I sit near the window in front and all three teachers tend to start with me--"Pan Jing, . . ." and I have to set the example. It's a good thing I'm doing things that are ridiculously easy for me at the moment, because I'm capable of being a deer in headlights when asked the simplest of questions.

Eventually, though, the rain did turn my thoughts to faraway places, including Boulder, my probable future destination. I have no idea if my family there and my friend (and possible future roommate) who lives in Boulder Canyon are okay. Here's hoping they are.


Friday, September 6, 2013

Those two meta-narratives

Who is Eric Li?

If interested, check out his June 2013 TED Talk , timely for two reasons. One, as one of my fellow teachers noted while we were zooming down Tiansheng Lu to a before-school dinner, TED talks can be lively conversation starters in language classes. Two, we were fuming over the possibility that Congress had already voted to support an air strike in Syria. Someone in the front seat had heard (mistakenly) that it was a fait accompli,  and our Chinese colleague "Sparrow" thought the US could learn a thing or two from the Chinese: resist assuming it has the answer for everyone else's problems. Resist assuming it has some universal moral supremacy. Someone in the back seat said why that was precisely Eric Li's point in a TED talk last summer.

Mind you, in his June 2013 TED Talk, Eric Li was not addressing Obama or an air strike on Syria; rather, he was chastising what he considers Western hubris and the wrong-headedness of imposing Western-style democracies on everyone, whether they want them or not. Also, please bear in mind that none of us in that car is planning to use that particular TED Talk for reasons I could explain later.

In this rhetorically-savvy fifteen-minute or so talk, Eric Li first trashes what he calls two meta-narratives, one the prevailing ideology during the Cultural Revolution (when he was born), and two the prevailing ideology of many Western democracies, each one tracing a linear progression of political systems to the culminating "best one"--whether communism or democracy. The fallacy of both is universalizing a progression that places one and only one system at the top. After saying he had been a Berkely hippie who thought this and that, the venture capitalist proceeds unabashedly to defend China's one-state policy on the grounds that it is characterized by "adaptability, meritocracy, and legitimacy." He somewhat paradoxically calls for plurality of viewpoints about political systems elsewhere while vehemently denying the need for any such thing at home. The venture capitalist doesn't pretend to be defending communism; he is defending the firm grip of a one-party state, which is not quite the same thing.
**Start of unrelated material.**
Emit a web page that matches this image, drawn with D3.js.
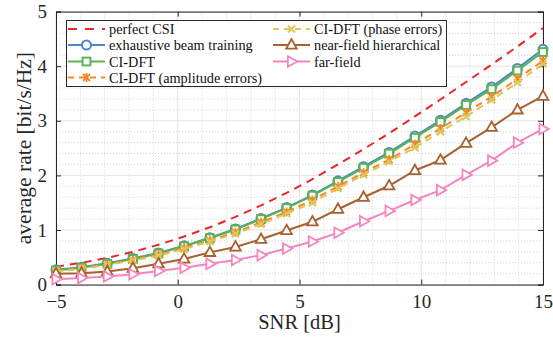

The speech is fascinating partly because it is slick. He is a gifted orator. His casual tone at the beginning might soften some of those who wouldn't otherwise hear him out. But the speech is full of contradictions and paradoxes, all the more provocative because the issues are so important.

Just days before the vote on the Syrian air strike, I find myself in a curious position, agreeing heartily about some things with people I might take serious issue with at other times on other points. Since when would I align myself with Tea Party members against something Obama wants? And when would I align myself with some of Eric Li's claims, even as I find very problematic some of his other assertions?

And yet, brutal and horrible as the activity is in Syria, I think it would be a grave mistake for the US to intervene. Worse than breaking one's word about a threat, the infamous red line, is assuming that we have the answers for Syria. We don't. And we don't have the prerogative to ignore the will of the UN.

With this, I'll give Eric Li the last word: "If [Western democracies] would spend just a little less time on trying to force their way onto others and a little more on political reform at home, they might give their democracy a better chance. China's political model will never supplant electoral democracy because, unlike the latter, it doesn't pretend to be universal."